Em terceiro lugar, há um aspecto mais geral e mais abstracto que é olvidado pelo nosso opinador. Em Portugal - e na Alemanha, na Espanha, na França, etc., etc. - o MP não tem "obrigação" de "comunicar" ao arguido factos que interessem a este (isto é, que ponham em causa a tese acusatória), por duas ordens de razões: primeiro, porque o MP continental (porventura, agora, com a excepção italiana) tem um estatuto radicalmente distinto do norte-americano. Este, ao contrário daquele, é uma verdadeira "parte" no processo e o seu compromisso é apenas com a acusação (e também com a política, mas isso é outra história). É por isso que, ali, o modelo de investigação é, por assim dizer, "bipolar": há um "dossier" (um "caso") da acusação e outro da defesa e as investigações são paralelas. O momento da chamada "discovery" é aquele em que, formalmente, se dá uma certa unificação do objecto do processo. Ou, dito em português, é nesse momento que a acusação e a defesa, com certos limites, trocam informação (na prática, o importante é a "discovery" informal, onde os mais fortes e influentes têm óbvia vantagem obtendo informação em condições privilegiadas). Por isso - por razões de elementar lisura processual - há a necessidade da dita "comunicação", que impressiona o nosso comentador. Na generalidade dos países continentais não há lugar a essa "comunicação" pela simples razão de que são sistemas de "investigação oficial", levada a cabo pelo MP, contra e a favor do arguido, se for o caso, arguido que terá acesso a todo o "dossier" do MP (não se diga que o MP sempre pode ocultar informação não a levando ao "dossier"; isto pode suceder em qualquer lado e em qualquer sistema). Se o nosso MP age ou não de acordo com esse figurino legal e constitucional, todos sabem que nem sempre será assim. Mas nisso não diverge do "MP" de qualquer país. Há sempre derivas discricionárias reais (do MP ou de qualquer outro agente do sistema) em sistemas de legalidade formal, como o nosso. Esse é um dado firme da criminologia. Mas nem por nos sistemas de legalidade formal haver derivas discricionárias, devemos desejar um sistema de "dicrionariedade formal" como o norte-americano!

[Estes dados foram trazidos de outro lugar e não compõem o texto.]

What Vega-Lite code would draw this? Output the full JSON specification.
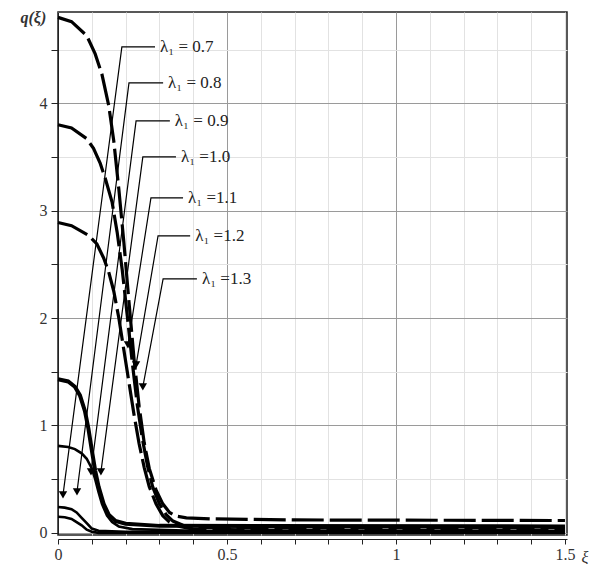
{
  "$schema": "https://vega.github.io/schema/vega-lite/v6.json",
  "width": 509,
  "height": 523,
  "autosize": {"type": "none"},
  "padding": {"left": 58, "top": 12, "right": 24, "bottom": 29},
  "background": "white",
  "config": {"view": {"stroke": "#222", "strokeWidth": 1.5}, "font": "Liberation Serif"},
  "datasets": {
    "curves": [
      {"c":"c1","x":0,"y":4.80},{"c":"c1","x":0.04,"y":4.76},{"c":"c1","x":0.085,"y":4.63},{"c":"c1","x":0.11,"y":4.46},{"c":"c1","x":0.13,"y":4.27},{"c":"c1","x":0.15,"y":3.98},{"c":"c1","x":0.165,"y":3.65},{"c":"c1","x":0.18,"y":3.2},{"c":"c1","x":0.195,"y":2.7},{"c":"c1","x":0.21,"y":2.15},{"c":"c1","x":0.225,"y":1.62},{"c":"c1","x":0.24,"y":1.18},{"c":"c1","x":0.255,"y":0.84},{"c":"c1","x":0.27,"y":0.6},{"c":"c1","x":0.29,"y":0.4},{"c":"c1","x":0.31,"y":0.27},{"c":"c1","x":0.33,"y":0.19},{"c":"c1","x":0.35,"y":0.155},{"c":"c1","x":0.38,"y":0.14},{"c":"c1","x":0.45,"y":0.13},{"c":"c1","x":0.7,"y":0.12},{"c":"c1","x":1.5,"y":0.115},
      {"c":"c2","x":0,"y":3.8},{"c":"c2","x":0.04,"y":3.77},{"c":"c2","x":0.085,"y":3.67},{"c":"c2","x":0.105,"y":3.58},{"c":"c2","x":0.125,"y":3.44},{"c":"c2","x":0.14,"y":3.3},{"c":"c2","x":0.16,"y":3.08},{"c":"c2","x":0.175,"y":2.8},{"c":"c2","x":0.19,"y":2.45},{"c":"c2","x":0.205,"y":2.02},{"c":"c2","x":0.22,"y":1.58},{"c":"c2","x":0.235,"y":1.18},{"c":"c2","x":0.25,"y":0.87},{"c":"c2","x":0.265,"y":0.62},{"c":"c2","x":0.28,"y":0.43},{"c":"c2","x":0.3,"y":0.27},{"c":"c2","x":0.32,"y":0.17},{"c":"c2","x":0.34,"y":0.11},{"c":"c2","x":0.37,"y":0.07},{"c":"c2","x":0.42,"y":0.05},{"c":"c2","x":0.6,"y":0.045},{"c":"c2","x":1.5,"y":0.045},
      {"c":"c3","x":0,"y":2.89},{"c":"c3","x":0.04,"y":2.86},{"c":"c3","x":0.09,"y":2.77},{"c":"c3","x":0.115,"y":2.69},{"c":"c3","x":0.135,"y":2.56},{"c":"c3","x":0.15,"y":2.43},{"c":"c3","x":0.165,"y":2.25},{"c":"c3","x":0.18,"y":2.0},{"c":"c3","x":0.195,"y":1.7},{"c":"c3","x":0.21,"y":1.4},{"c":"c3","x":0.225,"y":1.1},{"c":"c3","x":0.24,"y":0.83},{"c":"c3","x":0.255,"y":0.61},{"c":"c3","x":0.27,"y":0.43},{"c":"c3","x":0.29,"y":0.27},{"c":"c3","x":0.31,"y":0.16},{"c":"c3","x":0.33,"y":0.1},{"c":"c3","x":0.36,"y":0.06},{"c":"c3","x":0.4,"y":0.035},{"c":"c3","x":0.6,"y":0.025},{"c":"c3","x":1.5,"y":0.025},
      {"c":"c4","x":0,"y":1.43},{"c":"c4","x":0.03,"y":1.41},{"c":"c4","x":0.05,"y":1.36},{"c":"c4","x":0.065,"y":1.28},{"c":"c4","x":0.08,"y":1.13},{"c":"c4","x":0.09,"y":0.97},{"c":"c4","x":0.1,"y":0.77},{"c":"c4","x":0.11,"y":0.58},{"c":"c4","x":0.12,"y":0.43},{"c":"c4","x":0.135,"y":0.27},{"c":"c4","x":0.15,"y":0.17},{"c":"c4","x":0.17,"y":0.11},{"c":"c4","x":0.2,"y":0.085},{"c":"c4","x":0.3,"y":0.065},{"c":"c4","x":1.5,"y":0.06},
      {"c":"c5","x":0,"y":0.81},{"c":"c5","x":0.03,"y":0.8},{"c":"c5","x":0.05,"y":0.78},{"c":"c5","x":0.07,"y":0.74},{"c":"c5","x":0.085,"y":0.69},{"c":"c5","x":0.1,"y":0.6},{"c":"c5","x":0.11,"y":0.5},{"c":"c5","x":0.12,"y":0.38},{"c":"c5","x":0.13,"y":0.27},{"c":"c5","x":0.145,"y":0.16},{"c":"c5","x":0.16,"y":0.1},{"c":"c5","x":0.18,"y":0.06},{"c":"c5","x":0.22,"y":0.035},{"c":"c5","x":0.4,"y":0.02},{"c":"c5","x":1.5,"y":0.015},
      {"c":"c6","x":0,"y":0.24},{"c":"c6","x":0.02,"y":0.235},{"c":"c6","x":0.04,"y":0.22},{"c":"c6","x":0.055,"y":0.19},{"c":"c6","x":0.07,"y":0.14},{"c":"c6","x":0.085,"y":0.09},{"c":"c6","x":0.1,"y":0.04},{"c":"c6","x":0.12,"y":0.02},{"c":"c6","x":0.2,"y":0.01},{"c":"c6","x":1.5,"y":0.01},
      {"c":"c7","x":0,"y":0.15},{"c":"c7","x":0.02,"y":0.145},{"c":"c7","x":0.04,"y":0.13},{"c":"c7","x":0.055,"y":0.1},{"c":"c7","x":0.07,"y":0.07},{"c":"c7","x":0.085,"y":0.03},{"c":"c7","x":0.1,"y":0.01},{"c":"c7","x":0.12,"y":0.0},{"c":"c7","x":1.5,"y":0.0}
    ],
    "leaders": [
      {"lab":"0.7","i":0,"x":0.287,"y":4.525},{"lab":"0.7","i":1,"x":0.189,"y":4.525},{"lab":"0.7","i":2,"x":0.0148,"y":0.354},
      {"lab":"0.8","i":0,"x":0.311,"y":4.19},{"lab":"0.8","i":1,"x":0.210,"y":4.19},{"lab":"0.8","i":2,"x":0.0562,"y":0.382},
      {"lab":"0.9","i":0,"x":0.331,"y":3.836},{"lab":"0.9","i":1,"x":0.231,"y":3.836},{"lab":"0.9","i":2,"x":0.0976,"y":0.568},
      {"lab":"1.0","i":0,"x":0.349,"y":3.501},{"lab":"1.0","i":1,"x":0.251,"y":3.501},{"lab":"1.0","i":2,"x":0.127,"y":0.568},
      {"lab":"1.1","i":0,"x":0.370,"y":3.119},{"lab":"1.1","i":1,"x":0.275,"y":3.119},{"lab":"1.1","i":2,"x":0.207,"y":1.75},
      {"lab":"1.2","i":0,"x":0.391,"y":2.765},{"lab":"1.2","i":1,"x":0.296,"y":2.765},{"lab":"1.2","i":2,"x":0.231,"y":1.564},
      {"lab":"1.3","i":0,"x":0.411,"y":2.365},{"lab":"1.3","i":1,"x":0.311,"y":2.365},{"lab":"1.3","i":2,"x":0.251,"y":1.359}
    ],
    "arrows": [
      {"x":0.0148,"y":0.354},{"x":0.0562,"y":0.382},{"x":0.0976,"y":0.568},{"x":0.127,"y":0.568},{"x":0.207,"y":1.75},{"x":0.231,"y":1.564},{"x":0.251,"y":1.359}
    ],
    "labels": [
      {"t":"λ₁ = 0.7","x":0.287,"y":4.525},
      {"t":"λ₁ = 0.8","x":0.311,"y":4.19},
      {"t":"λ₁ = 0.9","x":0.331,"y":3.836},
      {"t":"λ₁ =1.0","x":0.349,"y":3.501},
      {"t":"λ₁ =1.1","x":0.370,"y":3.119},
      {"t":"λ₁ =1.2","x":0.391,"y":2.765},
      {"t":"λ₁ =1.3","x":0.411,"y":2.365}
    ]
  },
  "encoding": {
    "x": {
      "field": "x", "type": "quantitative",
      "scale": {"domain": [0, 1.506], "nice": false, "zero": false},
      "axis": {
        "values": [0,0.1,0.2,0.3,0.4,0.5,0.6,0.7,0.8,0.9,1,1.1,1.2,1.3,1.4,1.5],
        "labelExpr": "indexof(['0','0.5','1','1.5'], ''+datum.value) >= 0 ? ''+datum.value : ''",
        "title": "ξ", "titleX": 523, "titleY": 18, "titleAlign": "left", "titleBaseline": "middle",
        "titleFont": "Liberation Serif", "titleFontStyle": "italic", "titleFontSize": 16, "titleFontWeight": "normal", "titleColor": "#333",
        "offset": 4, "tickSize": 5, "tickColor": "#222", "domainColor": "#222",
        "labelFont": "Liberation Serif", "labelFontSize": 16, "labelColor": "#333", "labelPadding": 2,
        "labelFlush": false, "labelOverlap": false,
        "grid": true,
        "gridColor": {"condition": {"test": "indexof(['0.5','1'], ''+datum.value) >= 0", "value": "#9a9a9a"}, "value": "#e2e2e2"}
      }
    },
    "y": {
      "field": "y", "type": "quantitative",
      "scale": {"domain": [-0.02, 4.85], "nice": false, "zero": false},
      "axis": {
        "values": [0,0.5,1,1.5,2,2.5,3,3.5,4,4.5],
        "labelExpr": "datum.value % 1 === 0 ? ''+datum.value : ''",
        "title": "q(ξ)", "titleAngle": 0, "titleX": -38, "titleY": 5, "titleAlign": "left", "titleBaseline": "middle",
        "titleFont": "Liberation Serif", "titleFontStyle": "italic", "titleFontSize": 16, "titleFontWeight": "bold", "titleColor": "#333",
        "tickSize": 7, "tickColor": "#222", "domainColor": "#222",
        "labelFont": "Liberation Serif", "labelFontSize": 16, "labelColor": "#333", "labelPadding": 4,
        "labelOverlap": false,
        "grid": true,
        "gridColor": {"condition": {"test": "datum.value % 1 === 0", "value": "#9a9a9a"}, "value": "#e2e2e2"}
      }
    }
  },
  "layer": [
    {
      "data": {"name": "curves"},
      "transform": [{"filter": {"field": "c", "oneOf": ["c1", "c2", "c3"]}}],
      "mark": {"type": "line", "color": "black", "strokeWidth": 3.2, "strokeDash": [32, 6], "strokeCap": "butt"},
      "encoding": {"detail": {"field": "c"}}
    },
    {
      "data": {"name": "curves"},
      "transform": [{"filter": {"field": "c", "oneOf": ["c4"]}}],
      "mark": {"type": "line", "color": "black", "strokeWidth": 4},
      "encoding": {"detail": {"field": "c"}}
    },
    {
      "data": {"name": "curves"},
      "transform": [{"filter": {"field": "c", "oneOf": ["c5", "c6", "c7"]}}],
      "mark": {"type": "line", "color": "black", "strokeWidth": 2.6},
      "encoding": {"detail": {"field": "c"}}
    },
    {
      "data": {"name": "leaders"},
      "mark": {"type": "line", "color": "black", "strokeWidth": 1.2},
      "encoding": {"detail": {"field": "lab"}, "order": {"field": "i", "type": "quantitative"}}
    },
    {
      "data": {"name": "arrows"},
      "mark": {"type": "point", "shape": "triangle-down", "filled": true, "color": "black", "size": 70, "opacity": 1},
      "encoding": {}
    },
    {
      "data": {"name": "labels"},
      "mark": {"type": "text", "align": "left", "baseline": "middle", "dx": 5, "font": "Liberation Serif", "fontSize": 17, "color": "#222"},
      "encoding": {"text": {"field": "t"}}
    }
  ]
}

Não se julgue que com estas minhas catilinárias a propósito do sistema de justiça penal do lado de lá do Atlântico pretendo expressar qualquer espécie de "anti-americanismo". Mesmo no que respeita ao processo penal, em muito a Europa deve aos EUA. As proibições de prova - um dos maiores avanços civilizacionais em matéria penal - entraram aqui, na Europa, via Alemanha, na sequência da II GG e por influência americana. Mas em termos gerais, é estranhíssimo este fascínio quase irracional pelo sistema judicial penal norte-americano que, a meu ver, é um dos aspectos menos bem sucedidos daquela, a muitos e justos títulos, grande nação.